- JOB
Print out the entries below with no edits.

- WORKING DATA

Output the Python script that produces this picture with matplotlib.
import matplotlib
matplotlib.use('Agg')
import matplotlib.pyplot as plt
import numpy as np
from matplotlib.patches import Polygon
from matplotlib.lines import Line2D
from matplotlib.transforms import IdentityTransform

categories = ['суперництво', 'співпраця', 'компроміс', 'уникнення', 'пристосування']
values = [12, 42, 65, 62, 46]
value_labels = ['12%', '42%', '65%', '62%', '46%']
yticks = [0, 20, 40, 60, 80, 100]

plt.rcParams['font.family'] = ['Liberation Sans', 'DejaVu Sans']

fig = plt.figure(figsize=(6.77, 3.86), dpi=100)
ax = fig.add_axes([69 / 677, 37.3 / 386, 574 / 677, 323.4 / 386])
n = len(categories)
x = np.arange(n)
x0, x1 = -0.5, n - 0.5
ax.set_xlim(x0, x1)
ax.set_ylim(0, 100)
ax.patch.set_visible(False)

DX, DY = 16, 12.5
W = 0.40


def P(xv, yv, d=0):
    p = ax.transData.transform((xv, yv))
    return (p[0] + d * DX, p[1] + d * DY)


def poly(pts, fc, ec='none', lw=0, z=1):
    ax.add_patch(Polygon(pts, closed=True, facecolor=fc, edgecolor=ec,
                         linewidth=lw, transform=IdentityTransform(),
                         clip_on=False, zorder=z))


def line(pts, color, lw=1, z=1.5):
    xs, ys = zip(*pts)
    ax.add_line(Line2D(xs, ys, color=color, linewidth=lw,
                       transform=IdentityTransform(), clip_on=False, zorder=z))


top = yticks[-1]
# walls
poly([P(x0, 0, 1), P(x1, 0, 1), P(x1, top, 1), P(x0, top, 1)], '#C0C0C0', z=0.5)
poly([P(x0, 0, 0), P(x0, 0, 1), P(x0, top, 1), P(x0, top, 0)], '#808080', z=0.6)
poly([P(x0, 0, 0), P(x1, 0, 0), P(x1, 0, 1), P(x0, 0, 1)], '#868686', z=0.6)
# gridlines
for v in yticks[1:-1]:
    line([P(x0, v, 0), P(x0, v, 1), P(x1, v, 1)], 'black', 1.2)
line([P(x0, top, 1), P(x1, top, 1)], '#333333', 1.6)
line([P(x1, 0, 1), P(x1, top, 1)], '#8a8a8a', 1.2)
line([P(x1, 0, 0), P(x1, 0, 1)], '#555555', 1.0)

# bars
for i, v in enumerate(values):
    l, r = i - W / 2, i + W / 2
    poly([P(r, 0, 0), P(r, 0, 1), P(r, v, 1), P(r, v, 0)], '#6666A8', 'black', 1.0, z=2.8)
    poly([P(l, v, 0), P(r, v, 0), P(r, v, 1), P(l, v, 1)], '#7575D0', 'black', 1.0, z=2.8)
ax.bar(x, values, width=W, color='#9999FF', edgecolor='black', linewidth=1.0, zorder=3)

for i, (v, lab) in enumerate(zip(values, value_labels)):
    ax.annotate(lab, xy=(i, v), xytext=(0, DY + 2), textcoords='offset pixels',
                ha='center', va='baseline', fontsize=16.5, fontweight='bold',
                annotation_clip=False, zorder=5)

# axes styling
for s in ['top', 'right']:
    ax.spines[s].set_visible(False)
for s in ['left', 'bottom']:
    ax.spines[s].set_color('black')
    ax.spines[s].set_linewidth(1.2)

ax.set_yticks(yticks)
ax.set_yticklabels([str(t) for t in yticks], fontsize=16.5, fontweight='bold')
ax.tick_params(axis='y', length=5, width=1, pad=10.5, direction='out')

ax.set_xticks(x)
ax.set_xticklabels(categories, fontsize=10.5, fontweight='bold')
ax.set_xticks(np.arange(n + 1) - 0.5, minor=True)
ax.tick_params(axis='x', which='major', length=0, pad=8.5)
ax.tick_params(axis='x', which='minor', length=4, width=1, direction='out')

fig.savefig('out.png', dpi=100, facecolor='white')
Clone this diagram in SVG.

- WORKED SOLUTION
Output the Python script that produces this picture with matplotlib.
import matplotlib
matplotlib.use('Agg')
import matplotlib.pyplot as plt
import numpy as np
from matplotlib.patches import Polygon
from matplotlib.lines import Line2D
from matplotlib.transforms import IdentityTransform

categories = ['суперництво', 'співпраця', 'компроміс', 'уникнення', 'пристосування']
values = [12, 42, 65, 62, 46]
value_labels = ['12%', '42%', '65%', '62%', '46%']
yticks = [0, 20, 40, 60, 80, 100]

plt.rcParams['font.family'] = ['Liberation Sans', 'DejaVu Sans']

fig = plt.figure(figsize=(6.77, 3.86), dpi=100)
ax = fig.add_axes([69 / 677, 37.3 / 386, 574 / 677, 323.4 / 386])
n = len(categories)
x = np.arange(n)
x0, x1 = -0.5, n - 0.5
ax.set_xlim(x0, x1)
ax.set_ylim(0, 100)
ax.patch.set_visible(False)

DX, DY = 16, 12.5
W = 0.40


def P(xv, yv, d=0):
    p = ax.transData.transform((xv, yv))
    return (p[0] + d * DX, p[1] + d * DY)


def poly(pts, fc, ec='none', lw=0, z=1):
    ax.add_patch(Polygon(pts, closed=True, facecolor=fc, edgecolor=ec,
                         linewidth=lw, transform=IdentityTransform(),
                         clip_on=False, zorder=z))


def line(pts, color, lw=1, z=1.5):
    xs, ys = zip(*pts)
    ax.add_line(Line2D(xs, ys, color=color, linewidth=lw,
                       transform=IdentityTransform(), clip_on=False, zorder=z))


top = yticks[-1]
# walls
poly([P(x0, 0, 1), P(x1, 0, 1), P(x1, top, 1), P(x0, top, 1)], '#C0C0C0', z=0.5)
poly([P(x0, 0, 0), P(x0, 0, 1), P(x0, top, 1), P(x0, top, 0)], '#808080', z=0.6)
poly([P(x0, 0, 0), P(x1, 0, 0), P(x1, 0, 1), P(x0, 0, 1)], '#868686', z=0.6)
# gridlines
for v in yticks[1:-1]:
    line([P(x0, v, 0), P(x0, v, 1), P(x1, v, 1)], 'black', 1.2)
line([P(x0, top, 1), P(x1, top, 1)], '#333333', 1.6)
line([P(x1, 0, 1), P(x1, top, 1)], '#8a8a8a', 1.2)
line([P(x1, 0, 0), P(x1, 0, 1)], '#555555', 1.0)

# bars
for i, v in enumerate(values):
    l, r = i - W / 2, i + W / 2
    poly([P(r, 0, 0), P(r, 0, 1), P(r, v, 1), P(r, v, 0)], '#6666A8', 'black', 1.0, z=2.8)
    poly([P(l, v, 0), P(r, v, 0), P(r, v, 1), P(l, v, 1)], '#7575D0', 'black', 1.0, z=2.8)
ax.bar(x, values, width=W, color='#9999FF', edgecolor='black', linewidth=1.0, zorder=3)

for i, (v, lab) in enumerate(zip(values, value_labels)):
    ax.annotate(lab, xy=(i, v), xytext=(0, DY + 2), textcoords='offset pixels',
                ha='center', va='baseline', fontsize=16.5, fontweight='bold',
                annotation_clip=False, zorder=5)

# axes styling
for s in ['top', 'right']:
    ax.spines[s].set_visible(False)
for s in ['left', 'bottom']:
    ax.spines[s].set_color('black')
    ax.spines[s].set_linewidth(1.2)

ax.set_yticks(yticks)
ax.set_yticklabels([str(t) for t in yticks], fontsize=16.5, fontweight='bold')
ax.tick_params(axis='y', length=5, width=1, pad=10.5, direction='out')

ax.set_xticks(x)
ax.set_xticklabels(categories, fontsize=10.5, fontweight='bold')
ax.set_xticks(np.arange(n + 1) - 0.5, minor=True)
ax.tick_params(axis='x', which='major', length=0, pad=8.5)
ax.tick_params(axis='x', which='minor', length=4, width=1, direction='out')

fig.savefig('out.png', dpi=100, facecolor='white')
Clone this diagram in SVG.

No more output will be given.